Closing Costs - [MP] Costs that the borrower must pay at the time of closing, in addition to the downpayment.
Also see Settlement Costs.
Annual Percentage Rate (APR) - The interest percentage of a loan expressed by the actual rate of interest paid.
Credit Score - [MP] A single numerical score, based on information in an individual's credit report, that measures that individual's creditworthiness. The most widely used credit score is called FICO for Fair Issac Co., which developed it. FICO scores range from 350 to 850, the higher the better.
Debt-to-Income Ratio - A measure of a borrower's financial stability expressed as a percentage.
Good Faith Estimate (GFE) - [MP] The form that lists the settlement charges the borrower must pay at closing, which the lender is obligated to provide the borrower within three business days of receiving the loan application.
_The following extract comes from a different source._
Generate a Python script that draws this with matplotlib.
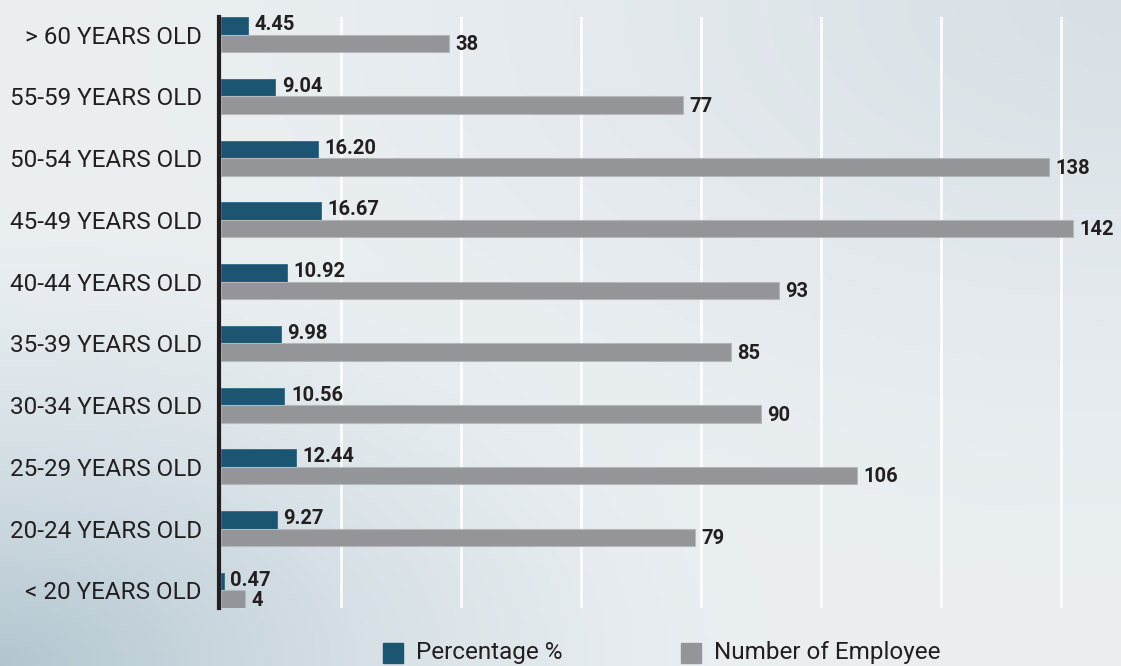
import matplotlib.pyplot as plt
import numpy as np
from matplotlib.patches import Rectangle

## Data (top to bottom as shown)
categories = ["> 60 YEARS OLD", "55-59 YEARS OLD", "50-54 YEARS OLD", "45-49 YEARS OLD",
              "40-44 YEARS OLD", "35-39 YEARS OLD", "30-34 YEARS OLD", "25-29 YEARS OLD",
              "20-24 YEARS OLD", "< 20 YEARS OLD"]
percentage = [4.45, 9.04, 16.20, 16.67, 10.92, 9.98, 10.56, 12.44, 9.27, 0.47]
employees = [38, 77, 138, 142, 93, 85, 90, 106, 79, 4]
pct_labels = ["4.45", "9.04", "16.20", "16.67", "10.92", "9.98", "10.56", "12.44", "9.27", "0.47"]
series_names = ["Percentage %", "Number of Employee"]

BLUE = "#1b5572"
GRAY = "#939598"
TEXT = "#231f20"

plt.rcParams['font.family'] = ['Roboto', 'DejaVu Sans']

W, H = 1121, 666
fig = plt.figure(figsize=(W / 100, H / 100), dpi=100)

## background gradient
bg = fig.add_axes([0, 0, 1, 1], zorder=-10)
h, w = 200, 336
yy, xx = np.mgrid[0:1:h * 1j, 0:1:w * 1j]  # yy=0 top
light = np.array([0.918, 0.937, 0.949])
dark_bl = np.array([0.70, 0.775, 0.815])
dark_tr = np.array([0.845, 0.877, 0.898])
d_bl = np.clip(1 - np.hypot(xx * 1.0, (1 - yy) * 1.0) / 0.7, 0, 1) ** 1.6
d_tr = np.clip(1 - np.hypot((1 - xx) * 0.9, yy * 0.9) / 0.8, 0, 1) ** 1.4
img = light[None, None, :] * np.ones((h, w, 1))
img = img + (dark_bl - light)[None, None, :] * d_bl[..., None]
img = img + (dark_tr - light)[None, None, :] * d_tr[..., None]
bg.imshow(np.clip(img, 0, 1), aspect='auto', extent=[0, 1, 0, 1])
bg.axis('off')

## main chart
ax = fig.add_axes([221 / W, 1 - 608 / H, 900 / W, 591 / H])
ax.patch.set_alpha(0)
n = len(categories)
y = np.arange(n)[::-1]
bh = 0.285

ax.barh(y + bh / 2, percentage, height=bh, color=BLUE, edgecolor="#2f6a86", linewidth=0.6)
ax.barh(y - bh / 2, employees, height=bh, color=GRAY, edgecolor="#b5b8ba", linewidth=0.8)

for yi, p, pl, e in zip(y, percentage, pct_labels, employees):
    ax.text(p + 1.1, yi + bh / 2 + 0.02, pl, va='center', ha='left',
            fontsize=14.5, fontweight='bold', color=TEXT)
    ax.text(e + 1.1, yi - bh / 2 - 0.02, str(e), va='center', ha='left',
            fontsize=14.5, fontweight='bold', color=TEXT)

ax.set_xlim(0, 150)
ax.set_ylim(-bh, n - 1 + bh)
ax.set_yticks(y)
ax.set_yticklabels(categories)
ax.tick_params(axis='y', length=0, pad=12.5, labelsize=17.5, labelcolor=TEXT)
ax.set_xticks([20, 40, 60, 80, 100, 120, 140])
ax.tick_params(axis='x', length=0, labelbottom=False)
ax.grid(axis='x', color='white', linewidth=1.8)
ax.set_axisbelow(True)
for s in ['top', 'right', 'bottom']:
    ax.spines[s].set_visible(False)
ax.spines['left'].set_linewidth(3)
ax.spines['left'].set_color(TEXT)
ax.spines['left'].set_position(('data', -0.3))

## legend (drawn by hand for placement)
for x0, col, name in zip([383, 681], [BLUE, GRAY], series_names):
    fig.add_artist(Rectangle((x0 / W, 1 - 663 / H), 20 / W, 20 / H,
                             transform=fig.transFigure, color=col))
    fig.text((x0 + 33) / W, 1 - 653 / H, name, fontsize=17.5, color=TEXT,
             va='center', ha='left')

fig.savefig("out.png", dpi=100)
Truth in Lending (TIL) - [MP] The federal law that specifies the information that must be provided to borrowers on different types of loans. Also, the form used to disclose this information.
Mortgage Insurance - Insurance written by an independent mortgage insurance company protecting the mortgage broker against loss incurred by a mortgage default, thus enabling the lender to lend a higher percentage of the sale price. The Federal government writes this form of insurance through the FHA and VA. Mortgage insurance is usually required when the LTV exceeds 80% on a conventional loan.
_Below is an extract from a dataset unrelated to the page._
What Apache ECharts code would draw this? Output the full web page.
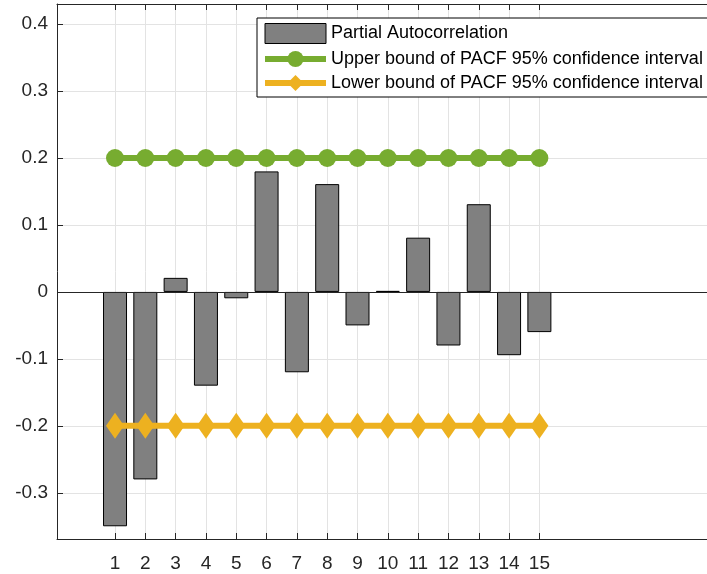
<!DOCTYPE html>
<html>
<head>
<meta charset="utf-8">
<script src="https://cdn.jsdelivr.net/npm/echarts@6/dist/echarts.min.js"></script>
<style>
  html, body { margin: 0; padding: 0; background: #fff; }
  #chart { width: 707px; height: 574px; }
</style>
</head>
<body>
<div id="chart"></div>
<script>
// lags 1..15 and the PACF values
const lags = [1, 2, 3, 4, 5, 6, 7, 8, 9, 10, 11, 12, 13, 14, 15];
const pacf = [-0.35, -0.28, 0.021, -0.14, -0.0095, 0.18, -0.12, 0.161, -0.05, 0.0015, 0.081, -0.08, 0.131, -0.0945, -0.06];
const upperBound = [0.2, 0.2, 0.2, 0.2, 0.2, 0.2, 0.2, 0.2, 0.2, 0.2, 0.2, 0.2, 0.2, 0.2, 0.2];
const lowerBound = [-0.2, -0.2, -0.2, -0.2, -0.2, -0.2, -0.2, -0.2, -0.2, -0.2, -0.2, -0.2, -0.2, -0.2, -0.2];
const yTicks = [-0.3, -0.2, -0.1, 0, 0.1, 0.2, 0.3, 0.4];

const names = [
  "Partial Autocorrelation",
  "Upper bound of PACF 95% confidence interval",
  "Lower bound of PACF 95% confidence interval",
];

const font = "'Liberation Sans', Arial, Helvetica, sans-serif";
const axisColor = "#262626";
const gridColor = "#e3e3e3";
const green = "#77AC30";
const yellow = "#EDB120";

const pairs = (ys) => lags.map((x, i) => [x, ys[i]]);

const chart = echarts.init(document.getElementById("chart"));

chart.setOption({
  animation: false,
  textStyle: { fontFamily: font },
  grid: { left: 57, top: 4, bottom: 35, right: 0, containLabel: false },
  legend: {
    orient: "vertical",
    left: 257,
    top: 18,
    padding: [5, 5, 5, 5],
    itemGap: 6,
    itemWidth: 61,
    itemHeight: 20,
    backgroundColor: "#fff",
    borderColor: "#000",
    borderWidth: 1,
    borderRadius: 0,
    textStyle: { fontSize: 18, color: "#000", fontFamily: font },
    data: [
      { name: names[0], icon: "rect", itemStyle: { color: "#808080", borderColor: "#000", borderWidth: 1 } },
      { name: names[1], lineStyle: { color: green, width: 6 } },
      { name: names[2], lineStyle: { color: yellow, width: 6 } },
    ],
  },
  xAxis: [
    {
      type: "value",
      position: "bottom",
      min: -0.914,
      max: 20.53,
      axisLine: { onZero: false, lineStyle: { color: axisColor, width: 1 } },
      axisTick: { inside: true, length: 6, customValues: lags, lineStyle: { color: axisColor } },
      axisLabel: { customValues: lags, fontSize: 19, color: axisColor, margin: 15 },
      splitLine: { show: true, lineStyle: { color: gridColor } },
    },
    {
      type: "value",
      position: "top",
      min: -0.914,
      max: 20.53,
      axisLine: { onZero: false, lineStyle: { color: axisColor, width: 1 } },
      axisTick: { inside: true, length: 6, customValues: lags, lineStyle: { color: axisColor } },
      axisLabel: { show: false },
      splitLine: { show: false },
    },
  ],
  yAxis: {
    type: "value",
    min: -0.369,
    max: 0.43,
    axisLine: { show: true, onZero: false, lineStyle: { color: axisColor, width: 1 } },
    axisTick: { show: true, inside: true, length: 6, customValues: yTicks, lineStyle: { color: axisColor } },
    axisLabel: { customValues: yTicks, fontSize: 19, color: axisColor, margin: 9 },
    splitLine: { show: true, lineStyle: { color: gridColor } },
  },
  series: [
    {
      name: names[0],
      type: "bar",
      barWidth: 24,
      data: pairs(pacf),
      itemStyle: { color: "#808080", borderColor: "#000", borderWidth: 1 },
      markLine: {
        silent: true,
        symbol: "none",
        label: { show: false },
        lineStyle: { color: axisColor, width: 1, type: "solid" },
        data: [{ yAxis: 0 }],
      },
    },
    {
      name: names[1],
      type: "line",
      data: pairs(upperBound),
      symbol: "circle",
      symbolSize: 18,
      lineStyle: { color: green, width: 6 },
      itemStyle: { color: green },
      z: 3,
    },
    {
      name: names[2],
      type: "line",
      data: pairs(lowerBound),
      symbol: "diamond",
      symbolSize: [18, 26],
      lineStyle: { color: yellow, width: 6 },
      itemStyle: { color: yellow },
      z: 3,
    },
  ],
});
</script>
</body>
</html>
Reverse Mortgage - [MP] A mortgage loan to an elderly homeowner on which the borrower's debt rises over time, but that need not be repaid until the borrower dies, sells the house, or moves out permanently.
Quitclaim Deed - A deed operating as a release: intended to pass any title, interest, or claim which the grantor may have in the property, but not containing any warranty of a valid interest or title in the grantor.
Yield Spread Premium - [MP] A payment made by a lender to a mortgage broker for delivering an above-par loan.
CC&Rs (Covenants, Conditions, and Restrictions) - A document that controls the use, requirements, and restrictions of a property.
FHA Loan (Federal Housing Administration) - A federal agency, created by the National Housing Act of 1934, for the purpose of expanding and strengthening home ownership by making private mortgage financing possible on a long-term, low down payment basis. The vehicle is a mortgage insurance program, with premiums paid by the homeowner, to protect lenders against loss on these higher-risk loans. Since 1965, FHA has been part of the newly created Department of Housing and Urban Development (HUD).
MLS — Multiple Listing Service - An organization that collects, compiles, and distributes information about properties listed for sale by its members, who are real estate brokers. Membership isn’t open to the general public, although selected MLS data may be sold to real estate listing websites. MLS’s can be local or regional. There is no “one” MLS covering the entire nation
PITI - Principle, interest, taxes and insurance - (PITI) are the four components of a monthly mortgage payment. Principal refers to the part of the monthly payment that reduces the remaining balance of the mortgage. Interest is the fee charged for borrowing the money. Taxes and insurance refer to the amounts that are paid into an escrow account each month for property taxes and mortgage and hazard insurance.
CMA - Comparative Market Analysis - A CMA is a report that shows prices of properties that are comparable to a subject property and that were recently sold, are currently on the market or were on the market, but not sold within the listing period.
Closing Costs - The entire package of miscellaneous expenses paid by the buyer and seller when the transaction closes. These costs include the brokerage commission, mortgage-related fees, escrow or attorney’s charges, recording fees, title insurance, etc. Closing costs generally are paid through escrow.
Contingency - Provision of an agreement that keeps the agreement from being fully legally binding until a certain condition is met. One common example is a buyer’s contractual right to obtain a professional home inspection before purchasing the home.
Title Insurance - An insurance policy that protects a lender’s or owner’s interest in real property from assorted types of unexpected or fraudulent claims of ownership. It’s customary for the buyer to pay for the lender’s title insurance policy.